**TASK PROMPT**
Print each line exactly as it is given.

►

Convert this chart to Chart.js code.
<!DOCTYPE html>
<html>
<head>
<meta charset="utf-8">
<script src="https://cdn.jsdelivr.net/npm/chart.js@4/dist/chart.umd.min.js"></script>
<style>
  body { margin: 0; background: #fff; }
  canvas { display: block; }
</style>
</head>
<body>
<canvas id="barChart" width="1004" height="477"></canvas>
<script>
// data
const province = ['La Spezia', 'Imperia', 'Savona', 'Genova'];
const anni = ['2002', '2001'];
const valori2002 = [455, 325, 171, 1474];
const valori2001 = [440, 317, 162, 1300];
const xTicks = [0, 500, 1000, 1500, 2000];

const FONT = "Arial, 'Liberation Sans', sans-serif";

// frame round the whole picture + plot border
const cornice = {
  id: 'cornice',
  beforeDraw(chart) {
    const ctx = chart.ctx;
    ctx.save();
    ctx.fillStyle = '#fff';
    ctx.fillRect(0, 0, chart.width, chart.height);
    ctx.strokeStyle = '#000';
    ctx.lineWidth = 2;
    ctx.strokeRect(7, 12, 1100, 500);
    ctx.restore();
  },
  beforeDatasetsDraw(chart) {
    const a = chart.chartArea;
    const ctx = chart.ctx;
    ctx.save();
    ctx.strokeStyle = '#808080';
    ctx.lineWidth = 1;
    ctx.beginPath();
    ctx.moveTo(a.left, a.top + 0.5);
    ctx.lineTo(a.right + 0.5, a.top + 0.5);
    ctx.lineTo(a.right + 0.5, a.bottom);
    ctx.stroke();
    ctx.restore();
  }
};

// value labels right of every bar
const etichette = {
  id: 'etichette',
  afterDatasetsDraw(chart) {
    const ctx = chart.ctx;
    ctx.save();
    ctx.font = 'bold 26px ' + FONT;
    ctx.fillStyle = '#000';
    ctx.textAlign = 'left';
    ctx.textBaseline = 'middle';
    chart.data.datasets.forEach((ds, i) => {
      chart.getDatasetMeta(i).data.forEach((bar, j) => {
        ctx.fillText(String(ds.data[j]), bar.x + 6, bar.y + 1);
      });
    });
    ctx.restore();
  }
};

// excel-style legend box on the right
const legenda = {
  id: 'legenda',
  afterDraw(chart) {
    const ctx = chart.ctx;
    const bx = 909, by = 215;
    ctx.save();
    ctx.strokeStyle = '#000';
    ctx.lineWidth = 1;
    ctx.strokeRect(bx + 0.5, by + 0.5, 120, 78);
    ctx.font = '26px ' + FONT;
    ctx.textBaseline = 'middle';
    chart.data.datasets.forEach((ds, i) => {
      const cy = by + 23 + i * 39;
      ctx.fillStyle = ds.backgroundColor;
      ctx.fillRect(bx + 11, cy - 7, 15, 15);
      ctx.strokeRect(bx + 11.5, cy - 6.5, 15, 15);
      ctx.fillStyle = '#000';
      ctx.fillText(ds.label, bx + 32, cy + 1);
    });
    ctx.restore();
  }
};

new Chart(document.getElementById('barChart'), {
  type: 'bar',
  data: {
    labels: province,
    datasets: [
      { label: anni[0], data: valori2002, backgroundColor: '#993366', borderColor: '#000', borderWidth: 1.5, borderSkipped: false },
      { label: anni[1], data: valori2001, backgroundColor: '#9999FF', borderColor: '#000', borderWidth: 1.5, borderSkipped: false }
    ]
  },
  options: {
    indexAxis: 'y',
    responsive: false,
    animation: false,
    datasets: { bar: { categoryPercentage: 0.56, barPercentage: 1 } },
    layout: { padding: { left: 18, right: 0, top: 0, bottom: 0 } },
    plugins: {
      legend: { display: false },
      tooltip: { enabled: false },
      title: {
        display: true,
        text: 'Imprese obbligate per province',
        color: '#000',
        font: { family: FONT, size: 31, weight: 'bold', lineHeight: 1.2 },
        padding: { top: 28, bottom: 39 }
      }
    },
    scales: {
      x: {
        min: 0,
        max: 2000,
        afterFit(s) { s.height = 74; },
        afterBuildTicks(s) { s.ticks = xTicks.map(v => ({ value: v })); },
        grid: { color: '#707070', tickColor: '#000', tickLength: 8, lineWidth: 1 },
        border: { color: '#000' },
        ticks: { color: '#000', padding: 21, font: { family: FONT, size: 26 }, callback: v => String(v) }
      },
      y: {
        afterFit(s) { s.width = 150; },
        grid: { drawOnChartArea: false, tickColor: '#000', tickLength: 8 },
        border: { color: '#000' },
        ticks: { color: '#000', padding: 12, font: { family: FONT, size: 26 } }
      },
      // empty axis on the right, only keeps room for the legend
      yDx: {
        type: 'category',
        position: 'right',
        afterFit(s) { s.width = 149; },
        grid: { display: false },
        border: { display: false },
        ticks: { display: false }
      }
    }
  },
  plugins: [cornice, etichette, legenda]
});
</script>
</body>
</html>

◄

**FULL OUTPUT**
Convert this chart to Chart.js code.
<!DOCTYPE html>
<html>
<head>
<meta charset="utf-8">
<script src="https://cdn.jsdelivr.net/npm/chart.js@4/dist/chart.umd.min.js"></script>
<style>
  body { margin: 0; background: #fff; }
  canvas { display: block; }
</style>
</head>
<body>
<canvas id="barChart" width="1004" height="477"></canvas>
<script>
// data
const province = ['La Spezia', 'Imperia', 'Savona', 'Genova'];
const anni = ['2002', '2001'];
const valori2002 = [455, 325, 171, 1474];
const valori2001 = [440, 317, 162, 1300];
const xTicks = [0, 500, 1000, 1500, 2000];

const FONT = "Arial, 'Liberation Sans', sans-serif";

// frame round the whole picture + plot border
const cornice = {
  id: 'cornice',
  beforeDraw(chart) {
    const ctx = chart.ctx;
    ctx.save();
    ctx.fillStyle = '#fff';
    ctx.fillRect(0, 0, chart.width, chart.height);
    ctx.strokeStyle = '#000';
    ctx.lineWidth = 2;
    ctx.strokeRect(7, 12, 1100, 500);
    ctx.restore();
  },
  beforeDatasetsDraw(chart) {
    const a = chart.chartArea;
    const ctx = chart.ctx;
    ctx.save();
    ctx.strokeStyle = '#808080';
    ctx.lineWidth = 1;
    ctx.beginPath();
    ctx.moveTo(a.left, a.top + 0.5);
    ctx.lineTo(a.right + 0.5, a.top + 0.5);
    ctx.lineTo(a.right + 0.5, a.bottom);
    ctx.stroke();
    ctx.restore();
  }
};

// value labels right of every bar
const etichette = {
  id: 'etichette',
  afterDatasetsDraw(chart) {
    const ctx = chart.ctx;
    ctx.save();
    ctx.font = 'bold 26px ' + FONT;
    ctx.fillStyle = '#000';
    ctx.textAlign = 'left';
    ctx.textBaseline = 'middle';
    chart.data.datasets.forEach((ds, i) => {
      chart.getDatasetMeta(i).data.forEach((bar, j) => {
        ctx.fillText(String(ds.data[j]), bar.x + 6, bar.y + 1);
      });
    });
    ctx.restore();
  }
};

// excel-style legend box on the right
const legenda = {
  id: 'legenda',
  afterDraw(chart) {
    const ctx = chart.ctx;
    const bx = 909, by = 215;
    ctx.save();
    ctx.strokeStyle = '#000';
    ctx.lineWidth = 1;
    ctx.strokeRect(bx + 0.5, by + 0.5, 120, 78);
    ctx.font = '26px ' + FONT;
    ctx.textBaseline = 'middle';
    chart.data.datasets.forEach((ds, i) => {
      const cy = by + 23 + i * 39;
      ctx.fillStyle = ds.backgroundColor;
      ctx.fillRect(bx + 11, cy - 7, 15, 15);
      ctx.strokeRect(bx + 11.5, cy - 6.5, 15, 15);
      ctx.fillStyle = '#000';
      ctx.fillText(ds.label, bx + 32, cy + 1);
    });
    ctx.restore();
  }
};

new Chart(document.getElementById('barChart'), {
  type: 'bar',
  data: {
    labels: province,
    datasets: [
      { label: anni[0], data: valori2002, backgroundColor: '#993366', borderColor: '#000', borderWidth: 1.5, borderSkipped: false },
      { label: anni[1], data: valori2001, backgroundColor: '#9999FF', borderColor: '#000', borderWidth: 1.5, borderSkipped: false }
    ]
  },
  options: {
    indexAxis: 'y',
    responsive: false,
    animation: false,
    datasets: { bar: { categoryPercentage: 0.56, barPercentage: 1 } },
    layout: { padding: { left: 18, right: 0, top: 0, bottom: 0 } },
    plugins: {
      legend: { display: false },
      tooltip: { enabled: false },
      title: {
        display: true,
        text: 'Imprese obbligate per province',
        color: '#000',
        font: { family: FONT, size: 31, weight: 'bold', lineHeight: 1.2 },
        padding: { top: 28, bottom: 39 }
      }
    },
    scales: {
      x: {
        min: 0,
        max: 2000,
        afterFit(s) { s.height = 74; },
        afterBuildTicks(s) { s.ticks = xTicks.map(v => ({ value: v })); },
        grid: { color: '#707070', tickColor: '#000', tickLength: 8, lineWidth: 1 },
        border: { color: '#000' },
        ticks: { color: '#000', padding: 21, font: { family: FONT, size: 26 }, callback: v => String(v) }
      },
      y: {
        afterFit(s) { s.width = 150; },
        grid: { drawOnChartArea: false, tickColor: '#000', tickLength: 8 },
        border: { color: '#000' },
        ticks: { color: '#000', padding: 12, font: { family: FONT, size: 26 } }
      },
      // empty axis on the right, only keeps room for the legend
      yDx: {
        type: 'category',
        position: 'right',
        afterFit(s) { s.width = 149; },
        grid: { display: false },
        border: { display: false },
        ticks: { display: false }
      }
    }
  },
  plugins: [cornice, etichette, legenda]
});
</script>
</body>
</html>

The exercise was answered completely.